======== Records supplied ========
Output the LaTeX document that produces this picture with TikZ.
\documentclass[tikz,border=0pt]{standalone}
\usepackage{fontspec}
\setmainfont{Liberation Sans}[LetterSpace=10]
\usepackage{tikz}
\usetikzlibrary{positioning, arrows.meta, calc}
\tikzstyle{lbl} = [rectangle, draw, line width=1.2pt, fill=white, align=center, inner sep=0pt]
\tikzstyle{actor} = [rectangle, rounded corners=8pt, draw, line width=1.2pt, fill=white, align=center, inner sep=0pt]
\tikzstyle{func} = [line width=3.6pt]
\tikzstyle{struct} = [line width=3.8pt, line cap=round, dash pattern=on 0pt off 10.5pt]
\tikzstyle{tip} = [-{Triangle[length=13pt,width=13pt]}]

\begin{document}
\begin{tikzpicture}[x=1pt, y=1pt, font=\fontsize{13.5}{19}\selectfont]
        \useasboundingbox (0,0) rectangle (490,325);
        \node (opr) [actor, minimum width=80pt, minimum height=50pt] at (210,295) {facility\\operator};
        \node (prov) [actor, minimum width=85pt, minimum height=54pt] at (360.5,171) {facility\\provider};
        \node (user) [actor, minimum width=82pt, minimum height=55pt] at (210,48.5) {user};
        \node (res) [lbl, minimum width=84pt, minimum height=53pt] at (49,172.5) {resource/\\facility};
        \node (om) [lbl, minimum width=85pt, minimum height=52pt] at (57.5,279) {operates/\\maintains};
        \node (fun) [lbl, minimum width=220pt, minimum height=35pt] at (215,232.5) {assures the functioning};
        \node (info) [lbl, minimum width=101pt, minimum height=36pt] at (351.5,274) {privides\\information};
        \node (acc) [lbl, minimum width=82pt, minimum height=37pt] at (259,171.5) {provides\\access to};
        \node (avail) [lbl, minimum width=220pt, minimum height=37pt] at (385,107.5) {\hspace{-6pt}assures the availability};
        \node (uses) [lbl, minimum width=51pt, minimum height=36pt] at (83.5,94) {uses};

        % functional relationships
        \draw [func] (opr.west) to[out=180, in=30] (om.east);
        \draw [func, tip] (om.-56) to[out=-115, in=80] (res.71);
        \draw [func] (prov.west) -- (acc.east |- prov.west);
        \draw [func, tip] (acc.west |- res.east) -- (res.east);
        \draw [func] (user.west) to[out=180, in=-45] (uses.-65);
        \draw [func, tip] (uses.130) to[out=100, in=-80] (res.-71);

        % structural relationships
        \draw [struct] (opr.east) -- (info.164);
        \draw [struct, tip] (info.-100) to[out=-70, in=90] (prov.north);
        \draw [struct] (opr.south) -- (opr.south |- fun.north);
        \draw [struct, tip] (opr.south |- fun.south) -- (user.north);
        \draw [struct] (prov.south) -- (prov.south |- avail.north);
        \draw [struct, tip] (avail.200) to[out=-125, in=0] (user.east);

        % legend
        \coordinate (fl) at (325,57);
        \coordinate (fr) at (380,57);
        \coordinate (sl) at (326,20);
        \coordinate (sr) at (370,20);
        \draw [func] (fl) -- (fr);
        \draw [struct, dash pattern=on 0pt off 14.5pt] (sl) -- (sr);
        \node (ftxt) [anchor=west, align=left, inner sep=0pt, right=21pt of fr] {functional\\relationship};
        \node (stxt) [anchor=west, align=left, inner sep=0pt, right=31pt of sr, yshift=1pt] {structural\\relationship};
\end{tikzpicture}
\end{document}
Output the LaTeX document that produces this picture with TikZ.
========
** Your task **
Exact copies of all the records are required.

** Result for this task **
Output the LaTeX document that produces this picture with TikZ.
\documentclass[tikz,border=0pt]{standalone}
\usepackage{fontspec}
\setmainfont{Liberation Sans}[LetterSpace=10]
\usepackage{tikz}
\usetikzlibrary{positioning, arrows.meta, calc}
\tikzstyle{lbl} = [rectangle, draw, line width=1.2pt, fill=white, align=center, inner sep=0pt]
\tikzstyle{actor} = [rectangle, rounded corners=8pt, draw, line width=1.2pt, fill=white, align=center, inner sep=0pt]
\tikzstyle{func} = [line width=3.6pt]
\tikzstyle{struct} = [line width=3.8pt, line cap=round, dash pattern=on 0pt off 10.5pt]
\tikzstyle{tip} = [-{Triangle[length=13pt,width=13pt]}]

\begin{document}
\begin{tikzpicture}[x=1pt, y=1pt, font=\fontsize{13.5}{19}\selectfont]
        \useasboundingbox (0,0) rectangle (490,325);
        \node (opr) [actor, minimum width=80pt, minimum height=50pt] at (210,295) {facility\\operator};
        \node (prov) [actor, minimum width=85pt, minimum height=54pt] at (360.5,171) {facility\\provider};
        \node (user) [actor, minimum width=82pt, minimum height=55pt] at (210,48.5) {user};
        \node (res) [lbl, minimum width=84pt, minimum height=53pt] at (49,172.5) {resource/\\facility};
        \node (om) [lbl, minimum width=85pt, minimum height=52pt] at (57.5,279) {operates/\\maintains};
        \node (fun) [lbl, minimum width=220pt, minimum height=35pt] at (215,232.5) {assures the functioning};
        \node (info) [lbl, minimum width=101pt, minimum height=36pt] at (351.5,274) {privides\\information};
        \node (acc) [lbl, minimum width=82pt, minimum height=37pt] at (259,171.5) {provides\\access to};
        \node (avail) [lbl, minimum width=220pt, minimum height=37pt] at (385,107.5) {\hspace{-6pt}assures the availability};
        \node (uses) [lbl, minimum width=51pt, minimum height=36pt] at (83.5,94) {uses};

        % functional relationships
        \draw [func] (opr.west) to[out=180, in=30] (om.east);
        \draw [func, tip] (om.-56) to[out=-115, in=80] (res.71);
        \draw [func] (prov.west) -- (acc.east |- prov.west);
        \draw [func, tip] (acc.west |- res.east) -- (res.east);
        \draw [func] (user.west) to[out=180, in=-45] (uses.-65);
        \draw [func, tip] (uses.130) to[out=100, in=-80] (res.-71);

        % structural relationships
        \draw [struct] (opr.east) -- (info.164);
        \draw [struct, tip] (info.-100) to[out=-70, in=90] (prov.north);
        \draw [struct] (opr.south) -- (opr.south |- fun.north);
        \draw [struct, tip] (opr.south |- fun.south) -- (user.north);
        \draw [struct] (prov.south) -- (prov.south |- avail.north);
        \draw [struct, tip] (avail.200) to[out=-125, in=0] (user.east);

        % legend
        \coordinate (fl) at (325,57);
        \coordinate (fr) at (380,57);
        \coordinate (sl) at (326,20);
        \coordinate (sr) at (370,20);
        \draw [func] (fl) -- (fr);
        \draw [struct, dash pattern=on 0pt off 14.5pt] (sl) -- (sr);
        \node (ftxt) [anchor=west, align=left, inner sep=0pt, right=21pt of fr] {functional\\relationship};
        \node (stxt) [anchor=west, align=left, inner sep=0pt, right=31pt of sr, yshift=1pt] {structural\\relationship};
\end{tikzpicture}
\end{document}
Output the LaTeX document that produces this picture with TikZ.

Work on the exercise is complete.